One, SB 693 by state Sen. Robert Adley, would abolish the ability of insurance companies to file for rate increases up to ten percent without having to go in front of the gubernatorially-appointed Louisiana Insurance Rating Commission. All that does is improve the chances for politics to be injected into the process: all increases regardless of degree now must first face vetting by actuaries in the Department of Insurance and be authorized by it.

Informed that having the “flex-band” option attracted policy writers to the state (the increased competition from which lower rates), Adley dazzled those present with his ignorance of economics by stating, “Companies came, made money and are leaving again. They don't need us.” I wonder if that’s the attitude Adley has in his business and, if so, it’s a wonder he’s been in it so long.

Adley doesn’t understand that business can only make money when it has customers, so the more the better, but, more importantly, they want a customer base on which they can generate a profit because, guess what, if they can’t, firms go out of business. These companies will stay if they can get their rates adjusted to a level that accurately reflects the risk inherent in the properties they insure. The last thing the state needs are political appointees reviewing every rate increase and deciding not to grant them because people think insurance rates are going too high. What happens then is insurers simply stop coming to the state.

That’s already been happening, and that consequence was the subject of another bill, SB 651, by Sen. Reggie Dupre. This bill would remove the requirement that the state-owned insurer of last resort, the Louisiana Citizens’ Property Insurance Corporations charge premiums at least 10 percent above a price of a basket of premiums from private firms. This is to allow a greater bonding capacity and to prevent driving out of the state private firms.

But rather than having this greater stability and private insurance presence in the state, Dupre seemed to be more concerned about rapidly, but justifiably, escalating premiums and private insurers bailing out of the state than these issues. What he, nor Adley, seems to understand is that if Louisiana builds on its reputation of being business-unfriendly with the actions contemplated in their bills, that these insurers are going to leave the state, forcing the state-owned insurer to take on more and more properties at higher and higher rates.

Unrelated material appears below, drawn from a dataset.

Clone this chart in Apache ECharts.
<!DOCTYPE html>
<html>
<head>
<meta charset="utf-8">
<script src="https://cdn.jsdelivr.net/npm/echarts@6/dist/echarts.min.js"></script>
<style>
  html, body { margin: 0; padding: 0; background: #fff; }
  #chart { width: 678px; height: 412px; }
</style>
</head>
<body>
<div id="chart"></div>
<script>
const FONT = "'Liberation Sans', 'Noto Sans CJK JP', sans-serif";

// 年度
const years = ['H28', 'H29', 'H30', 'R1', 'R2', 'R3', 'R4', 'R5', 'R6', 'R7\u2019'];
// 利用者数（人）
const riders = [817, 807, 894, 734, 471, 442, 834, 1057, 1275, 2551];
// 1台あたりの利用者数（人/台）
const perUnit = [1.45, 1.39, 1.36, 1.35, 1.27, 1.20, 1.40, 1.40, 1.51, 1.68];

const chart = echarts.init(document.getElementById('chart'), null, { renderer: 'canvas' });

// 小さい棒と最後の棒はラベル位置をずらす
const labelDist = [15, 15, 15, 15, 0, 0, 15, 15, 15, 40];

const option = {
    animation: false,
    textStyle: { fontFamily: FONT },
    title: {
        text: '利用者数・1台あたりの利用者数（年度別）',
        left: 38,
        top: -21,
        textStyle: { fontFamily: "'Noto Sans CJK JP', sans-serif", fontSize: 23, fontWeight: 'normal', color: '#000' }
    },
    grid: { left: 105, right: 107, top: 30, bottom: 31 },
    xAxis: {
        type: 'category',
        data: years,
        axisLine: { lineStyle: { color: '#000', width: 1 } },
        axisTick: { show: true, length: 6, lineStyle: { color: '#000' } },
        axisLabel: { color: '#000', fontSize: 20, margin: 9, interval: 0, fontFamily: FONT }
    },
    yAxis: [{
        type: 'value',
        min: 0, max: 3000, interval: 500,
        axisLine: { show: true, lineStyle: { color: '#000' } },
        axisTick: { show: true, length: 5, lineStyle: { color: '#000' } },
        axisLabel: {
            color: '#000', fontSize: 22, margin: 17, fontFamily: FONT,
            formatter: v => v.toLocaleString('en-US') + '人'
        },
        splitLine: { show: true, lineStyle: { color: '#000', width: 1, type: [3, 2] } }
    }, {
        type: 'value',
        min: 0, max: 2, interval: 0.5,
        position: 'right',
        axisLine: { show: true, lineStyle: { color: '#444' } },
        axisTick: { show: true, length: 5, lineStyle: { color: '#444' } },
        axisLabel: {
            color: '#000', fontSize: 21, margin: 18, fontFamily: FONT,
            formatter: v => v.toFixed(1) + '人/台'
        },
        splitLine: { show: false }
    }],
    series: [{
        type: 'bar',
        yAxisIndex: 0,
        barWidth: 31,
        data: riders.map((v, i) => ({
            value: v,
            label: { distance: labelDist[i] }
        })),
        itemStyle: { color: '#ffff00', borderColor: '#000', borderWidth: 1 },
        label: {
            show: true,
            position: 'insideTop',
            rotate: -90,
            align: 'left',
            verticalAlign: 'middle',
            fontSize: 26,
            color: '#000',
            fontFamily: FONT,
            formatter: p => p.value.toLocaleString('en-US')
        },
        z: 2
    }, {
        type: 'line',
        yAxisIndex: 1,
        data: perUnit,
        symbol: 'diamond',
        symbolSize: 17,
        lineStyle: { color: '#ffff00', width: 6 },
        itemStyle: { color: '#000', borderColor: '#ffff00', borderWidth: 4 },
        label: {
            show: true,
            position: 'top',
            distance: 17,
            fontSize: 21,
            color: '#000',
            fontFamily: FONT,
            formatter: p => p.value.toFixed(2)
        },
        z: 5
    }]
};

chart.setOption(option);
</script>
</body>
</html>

And that’s bad news, because as the voice of reason on the committee Sen. Julie Quinn pointed out, the state-backed approach is nothing more than socialized insurance because deficits in it are made up by assessing additional premium costs on holders of private insurance. If the state won’t grant these increases to pass on to consumers, then these private insurers will leave the state, too.

The solution is simply to let the market prevail, which means getting over the idea that you can live anywhere you please without possibly paying exorbitant rates because of living in a risky area. It is not some Louisianans’ given rights to live wherever they want and expect ratepayers in the rest of the state or the remainder of the country to subsidize them (the same thing goes with levees and flood protection); nobody’s putting a gun to their heads and making them live in the places, either. If rates skyrocket, so be it; that’s the price some pay for living where they want, and it’s unfair to pass along so much of the responsibility for making that choice to others.

Fortunately, that bill did not make it out of committee but unfortunately Adley’s did, and not only that but then today squeaked through the entire Senate with some curious supporters – probable candidate for Insurance Commissioner James David Cain, announced candidate for Secretary of State Jay Dardenne, and stalwart fee-market supporter Max Malone. The House needs to stop this bill and instead consider reforms that reduces the state’s exposure to the insurance business and creates a friendlier environment that will cause private insurers to want to write policies in Louisiana.

1 comment:

Anonymous said...

Adley's remarks rank right up there with those he made some years back at a meal I attended in which he said "he was not worried about Louisiana Agriculture because all of the store shelves were full of food."